Whimsical, subversive, creative genious, enfant terrible... all and none of these categories could fully describe Francis Picabia's complex personality. His Art and life were so intrinsically connected that it is fairly impossible to determine which came first: whether his Art as a projection of his life, or this latter as the reflection of his artistic perspectives. In any case, both in life and his creations he would not even bother to distinguish between intimate, public, private, trivial or serious feelings, thoughts and impulses. This obsession with searching for the most accurate and genuine way of expressing his interior state led him to some sort of race against status quo and artificially established ideas, guided by the principle: “The only way to be followed is to run faster than the others”.

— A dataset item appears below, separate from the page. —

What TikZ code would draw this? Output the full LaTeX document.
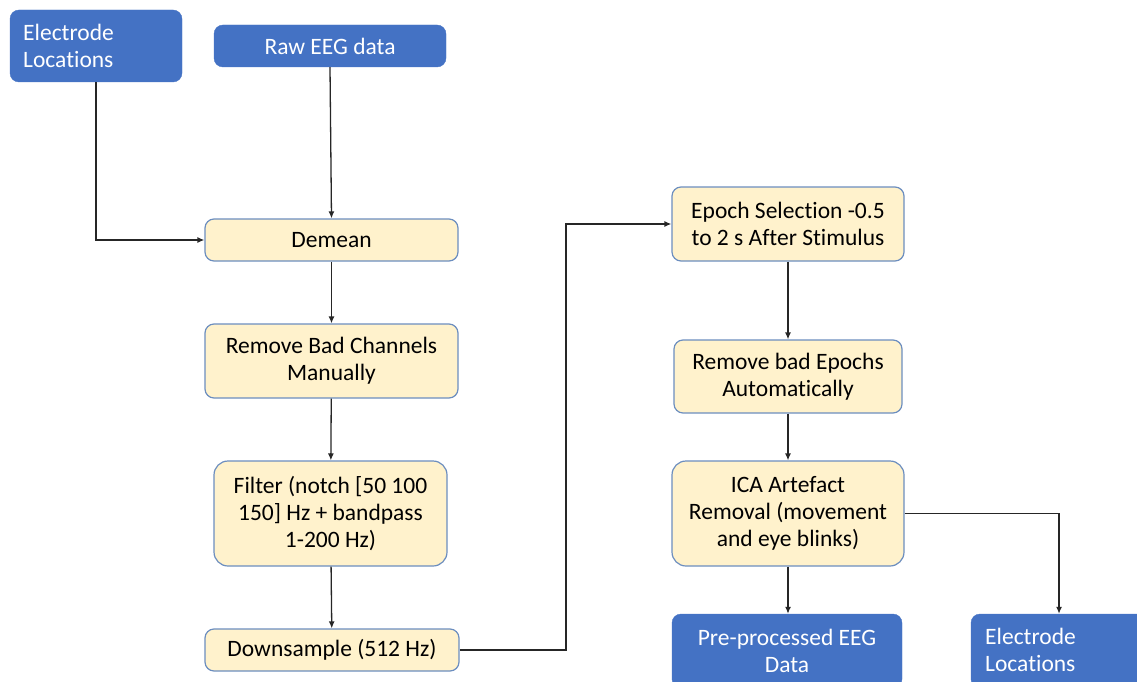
\documentclass[tikz,border=0pt]{standalone}
\usepackage{fontspec}
\setmainfont{Carlito}[Ligatures=NoCommon]
\usetikzlibrary{arrows.meta}
\definecolor{boxblue}{HTML}{4472C4}
\definecolor{stepfill}{HTML}{FFF2CC}
\definecolor{stepline}{HTML}{6C8EBF}
\tikzset{
  databox/.style={fill=boxblue, draw=boxblue, rounded corners=9pt, text=white,
    inner sep=0pt, font=\fontsize{23.5}{27}\selectfont},
  procbox/.style={fill=stepfill, draw=stepline, line width=1.2pt, rounded corners=9pt,
    inner sep=0pt, align=center, font=\fontsize{23.5}{27}\selectfont},
  flow/.style={draw=black!85, line width=1.3pt, -{Latex[length=7pt,width=6pt]}}
}
\begin{document}
\begin{tikzpicture}[x=1pt,y=-1pt]
\useasboundingbox (0,0) rectangle (1137,682);
\clip (0,0) rectangle (1137,682);
% inputs
\node[databox, minimum width=172pt, minimum height=72pt] (elecin) at (96,46) {};
\node[databox, anchor=west, align=left, fill=none, draw=none] at (23,46) {Electrode\\Locations};
\node[databox, minimum width=232pt, minimum height=42pt] (raw) at (330,46) {Raw EEG data};
% left column of steps
\node[procbox, minimum width=253pt, minimum height=42pt] (demean) at (331.5,240) {Demean};
\node[procbox, minimum width=253pt, minimum height=74pt] (badch) at (331.5,361) {Remove Bad Channels\\Manually};
\node[procbox, minimum width=233pt, minimum height=105pt, rounded corners=14pt] (filter) at (330.5,513.5) {Filter (notch [50 100\\150] Hz + bandpass\\1-200 Hz)};
\node[procbox, minimum width=254pt, minimum height=42pt] (down) at (332,650) {Downsample (512 Hz)};
% right column of steps
\node[procbox, minimum width=232pt, minimum height=74pt] (epoch) at (788,224) {Epoch Selection -0.5\\to 2 s After Stimulus};
\node[procbox, minimum width=228pt, minimum height=73pt] (badep) at (788,376.5) {Remove bad Epochs\\Automatically};
\node[procbox, minimum width=232pt, minimum height=105pt, rounded corners=14pt] (ica) at (788,513.5) {ICA Artefact\\Removal (movement\\and eye blinks)};
% outputs
\node[databox, minimum width=230pt, minimum height=74pt, align=center] (clean) at (787,651) {Pre-processed EEG\\Data};
\node[databox, minimum width=176pt, minimum height=74pt] (elecout) at (1059,651) {};
\node[databox, anchor=west, align=left, fill=none, draw=none] at (985,650) {Electrode\\Locations};
% connectors
\draw[flow] (elecin.south) |- (demean.west);
\draw[flow] (raw.south) -- (demean.north);
\draw[flow] (demean) -- (badch);
\draw[flow] (badch) -- (filter);
\draw[flow] (filter) -- (down);
\coordinate (bend) at (566,650);
\draw[flow] (down.east) -- (bend) |- (epoch.west);
\draw[flow] (epoch.south) -- (badep.north -| epoch.south);
\draw[flow] (badep) -- (ica);
\draw[flow] (ica.south) -- (clean.north -| ica.south);
\draw[flow] (ica.east) -| (elecout.north);
\end{tikzpicture}
\end{document}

In this quest for his own way of expression, during his life he flirted with many "isms", such as Impressionism, Fauvism, Futurism, Neo-Impressionism, Orphism, Cubism, Dadaism and Surrealism. Again, his revolutionary soul provoked him to battle against many of these movements the moment he realized they no longer fulfilled his needs. This was the case of Surrealism -which he later called a fabricated movement- and Dadaism. Once called "Papa Dada", in 1921 Picabia abruptedly decided to separate from the dadaists openly denouncing that the movement had become a taste, a system of established ideas, and that it had lost it capacity to shock. Apart from pointing out what he defined as mediocre, the artist added: “The Dada spirit really only existed between 1913 and 1918... In wishing to prolong it, Dada became closed... Dada, you see, was not serious... and if certain people take it seriously now, it's because it is dead!” He also added: "I was suffocating among them... I was getting terribly bored (...) One must be a nomad, pass through ideas like one passes through countries and cities.”

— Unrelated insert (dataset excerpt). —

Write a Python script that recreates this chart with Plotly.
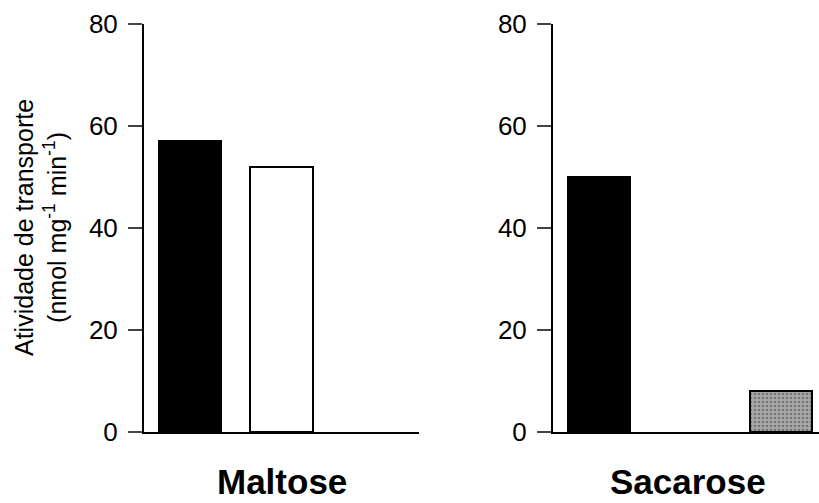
import plotly.graph_objects as go

# Data (None = no bar drawn)
series = ["Controle", "Tratamento A", "Tratamento B"]
maltose_values = [57, 52, None]
sacarose_values = [50, None, 8]
panel_labels = ["Maltose", "Sacarose"]
y_ticks = [0, 20, 40, 60, 80]

W, H = 819, 503
def px(x): return x / W
def py(y): return 1 - y / H

colors = ["#000000", "#ffffff", "#a8a8a8"]
patterns = ["", "", "."]

fig = go.Figure()
for vals, xa, ya in [(maltose_values, "x", "y"), (sacarose_values, "x2", "y2")]:
    fig.add_trace(go.Bar(
        x=[0, 1, 2], y=vals, width=0.68, xaxis=xa, yaxis=ya,
        marker=dict(color=colors, line=dict(color="black", width=2),
                    pattern=dict(shape=patterns, fgcolor="#555555", bgcolor="#b4b4b4", size=4, solidity=0.35)),
        showlegend=False, hoverinfo="x+y"))

ydom = [py(432), py(24)]
axis_y = dict(range=[0, 80], tickvals=y_ticks, ticks="outside", ticklen=14, tickwidth=2,
              showline=True, linewidth=2, linecolor="black", showgrid=False, zeroline=False,
              tickfont=dict(family="Liberation Sans, Arial", size=26, color="black"),
              ticklabelstandoff=5, domain=ydom, automargin=False)
axis_x = dict(showline=True, linewidth=2, linecolor="black", showgrid=False, zeroline=False,
              showticklabels=False, ticks="", automargin=False)

fig.update_layout(
    width=W, height=H, margin=dict(l=0, r=0, t=0, b=0, pad=0, autoexpand=False),
    paper_bgcolor="white", plot_bgcolor="white",
    xaxis=dict(axis_x, domain=[px(144), px(419)], range=[-0.5, 2.5]),
    xaxis2=dict(axis_x, domain=[px(553), 1.0], range=[-0.5, 2.42], anchor="y2"),
    yaxis=dict(axis_y, anchor="x"),
    yaxis2=dict(axis_y, anchor="x2"),
    bargap=0,
)

# Panel labels
for lab, cx in zip(panel_labels, [px(281.5), px(688)]):
    fig.add_annotation(text="<b>%s</b>" % lab, x=cx, y=py(481), xref="paper", yref="paper",
                       xanchor="center", yanchor="middle", showarrow=False,
                       font=dict(family="Liberation Sans, Arial", size=35, color="black"))

fig.add_annotation(text="Atividade de transporte<br>(nmol mg<sup>-1</sup> min<sup>-1</sup>)",
                   x=px(40), y=py(228), xref="paper", yref="paper", textangle=-90,
                   xanchor="center", yanchor="middle", showarrow=False,
                   font=dict(family="Liberation Sans, Arial", size=25, color="black"))

fig.write_html("out.html")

His fixation with machines also reveals his vision on humans (and on himself): not as rational beings, but as machines ruled by a range of compulsive hungers. Furthermore, he claimed that man had made machines in his own image; thus explaining modernity and the spirit of the industrial revolution as the natural development of mankind. Using Cubism as a resource, during his “mecanomorphic” period he abstracted machines from its usual context, using its parts as pure elements for portraiture.
Even if he was his eternal rival, the final words André Breton dedicated to him accurately describe the artist's genious: “Francis... your painting was the succession - often despairing, neronian - of the most beautiful fête that man has ever given himself. An oeuvre based on the sovereignty of caprice, on the refusal to follow, entirely based on freedom, even to displease... Only a very great aristocrat of the spirit could dare what you have dared.”